After a brain injury or neurological illness, everyday tasks like remembering appointments or concentrating on work can become a struggle. At San Diego Chiropractic Neurology, we use Cognitive Rehabilitative Therapy (CRT) to help patients rebuild those mental skills. Our fun, gamified brain exercises tap into your brain's natural neuroplasticity to improve memory, focus, and thinking speed so you can regain independence in your daily life.
Cognitive Rehabilitative Therapy is a structured, evidence-based program designed to restore mental skills that have been impaired by brain injury, stroke, neurological disease, or other causes of cognitive decline. Unlike general "brain games" you might find online, CRT is supervised by trained clinicians who assess your specific deficits and design a personalized training protocol that targets exactly the areas where you need improvement.
The brain has an extraordinary ability to reorganize itself—a property called neuroplasticity. When neural pathways are damaged, the brain can form new connections to compensate, but it needs the right stimulation to do so. CRT provides that stimulation through carefully calibrated exercises that progressively challenge your cognitive abilities, encouraging your brain to build stronger, more efficient pathways.
Every patient's cognitive profile is unique. During your initial assessment, we evaluate multiple domains of cognitive function to identify exactly where deficits exist. The primary areas we target include:
Memory impairment is one of the most common complaints after brain injury. Patients may forget recent conversations, lose track of appointments, or struggle to recall names. Our memory exercises use spaced repetition, visual association techniques, and working memory challenges to strengthen both encoding (getting information into memory) and retrieval (getting it back out).

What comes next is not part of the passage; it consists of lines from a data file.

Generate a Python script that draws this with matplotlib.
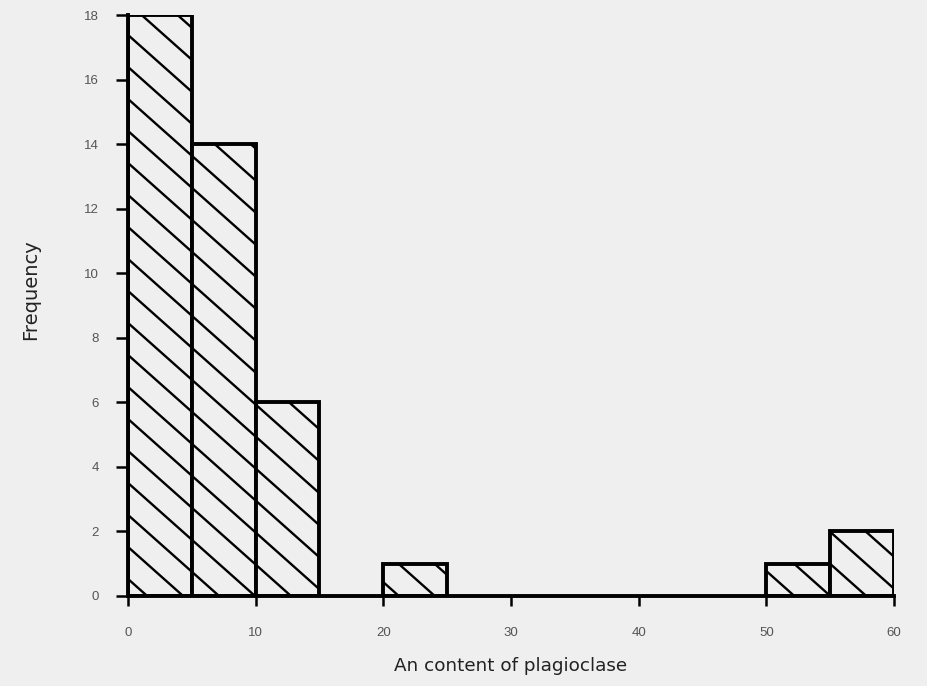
import matplotlib
matplotlib.use("Agg")
import matplotlib.pyplot as plt
from matplotlib.lines import Line2D
from matplotlib.transforms import IdentityTransform
import numpy as np

bin_left = [0, 5, 10, 15, 20, 25, 30, 35, 40, 45, 50, 55]
counts = [18, 14, 6, 0, 1, 0, 0, 0, 0, 0, 1, 2]
bin_width = 5
xticks = [0, 10, 20, 30, 40, 50, 60]
yticks = [0, 2, 4, 6, 8, 10, 12, 14, 16, 18]

BG = '#efefef'
DPI = 100
W, H = 928, 686
plt.rcParams['font.family'] = ['Liberation Sans', 'DejaVu Sans']
fig = plt.figure(figsize=(W / DPI, H / DPI), dpi=DPI, facecolor=BG)
ax = fig.add_axes([128 / W, 1 - 596 / H, (894 - 128) / W, (596 - 15) / H])
ax.set_facecolor(BG)
ax.set_xlim(0, 60)
ax.set_ylim(0, 18)

lefts = [l for l, c in zip(bin_left, counts) if c > 0]
heights = [c for c in counts if c > 0]
bars = ax.bar(lefts, heights, width=bin_width, align='edge', facecolor=BG,
              edgecolor='black', linewidth=2.8, zorder=3)

# sparse diagonal hatching (wider spacing than matplotlib's built-in hatch)
slope = 0.89      # pixel slope of hatch lines (downward to the right)
spacing = 32.0    # vertical pixel spacing between hatch lines
phase = 145.0
for bar in bars:
    bb = bar.get_window_extent()
    x0, x1, y0, y1 = bb.x0, bb.x1, bb.y0, bb.y1
    cmin = (H - y1) - slope * x1
    cmax = (H - y0) - slope * x0
    k0 = int(np.floor((cmin - phase) / spacing))
    k1 = int(np.ceil((cmax - phase) / spacing))
    for k in range(k0, k1 + 1):
        c = phase + k * spacing
        xs = np.array([x0 - 5, x1 + 5])
        ys = H - (slope * xs + c)
        ln = Line2D(xs, ys, color='black', linewidth=1.7,
                    transform=IdentityTransform(), zorder=3.5)
        ln.set_clip_path(bar)
        fig.add_artist(ln)

ax.set_xticks(xticks)
ax.set_yticks(yticks)
ax.tick_params(axis='both', direction='out', colors='black', width=1.8,
               labelsize=9.5, labelcolor='#555555')
ax.tick_params(axis='x', length=7, pad=15)
ax.tick_params(axis='y', length=9, pad=12)
for s in ['top', 'right']:
    ax.spines[s].set_visible(False)
for s in ['left', 'bottom']:
    ax.spines[s].set_linewidth(2.8)
    ax.spines[s].set_zorder(4)

ax.set_xlabel('An content of plagioclase', fontsize=13.2, color='#222222',
              va='center', family='DejaVu Sans')
ax.xaxis.set_label_coords((511 - 128) / (894 - 128), -(666 - 596) / (596 - 15))
ax.set_ylabel('Frequency', fontsize=14, color='#222222', va='center',
              family='DejaVu Sans')
ax.yaxis.set_label_coords(-(128 - 31) / (894 - 128), (596 - 290) / (596 - 15))

fig.savefig('out.png', dpi=DPI, facecolor=BG)
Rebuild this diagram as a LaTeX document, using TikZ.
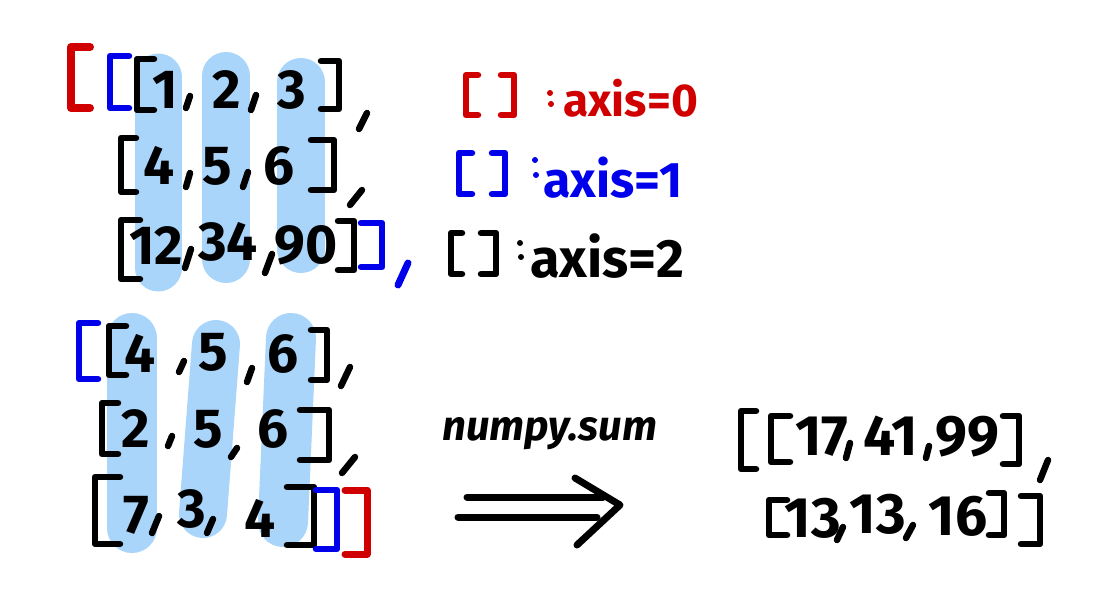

Sustained attention—the ability to stay focused on a task—is often severely impacted after concussion or stroke. We train three types of attention: sustained attention (maintaining focus over time), selective attention (filtering out distractions), and divided attention (managing multiple tasks simultaneously). Exercises progress from simple single-focus tasks to complex multi-stimulus environments.
Many patients describe feeling "mentally slow" after a brain injury—as though their brain is running in low gear. Processing speed exercises use timed reaction tasks, rapid visual scanning, and decision-making drills to help your brain process information faster. Improvement in this area often has the most noticeable real-world impact on daily function.
Executive function encompasses the higher-order skills that allow you to plan, organize, prioritize, and make decisions. After brain injury, patients often struggle with multitasking, problem-solving, and managing their schedule. We use task-switching exercises, planning simulations, and organizational strategy training to rebuild these critical life skills.
Visuospatial skills help you navigate environments, judge distances, and understand spatial relationships. Verbal fluency affects your ability to find the right words and express yourself clearly. Both can be impaired after neurological injury, and both respond well to targeted rehabilitation exercises.
Our CRT program follows a structured 5-phase approach designed to systematically rebuild your cognitive abilities from the ground up:
We begin with a thorough evaluation of your cognitive function using standardized neuropsychological screening tools. This assessment measures memory, attention, processing speed, executive function, and visuospatial skills—giving us a detailed map of your strengths and weaknesses. We also review your medical history, imaging results, and daily functional challenges to understand the full picture.
Based on your assessment results, we design a customized training protocol that targets your specific deficits while leveraging your cognitive strengths. We set measurable goals tied to real-world function—for example, "remember a 5-item grocery list without writing it down" or "sustain focused reading for 30 minutes." This ensures every exercise has practical relevance to your life.
During in-clinic sessions (typically 45–60 minutes, 2–3 times per week), you'll work through a combination of computer-based exercises, tabletop activities, and real-world task simulations. These might include memory recall games, attention filtering challenges, timed problem-solving puzzles, and multitasking drills. The exercises feel like games, but each one is scientifically designed to stimulate specific neural networks.
As your brain adapts and strengthens, we progressively increase exercise difficulty. A memory exercise that started with 3 items might advance to 7. An attention task that began in a quiet environment might add background noise and visual distractions. This progressive overload principle—borrowed from physical rehabilitation—ensures continuous neuroplastic adaptation rather than plateau.
The final phase focuses on transferring your improved cognitive skills to real-world situations. We practice strategies for managing your calendar, organizing your workspace, handling conversations in noisy environments, and other daily challenges. We also provide a home maintenance program of exercises you can continue independently to sustain your gains long-term.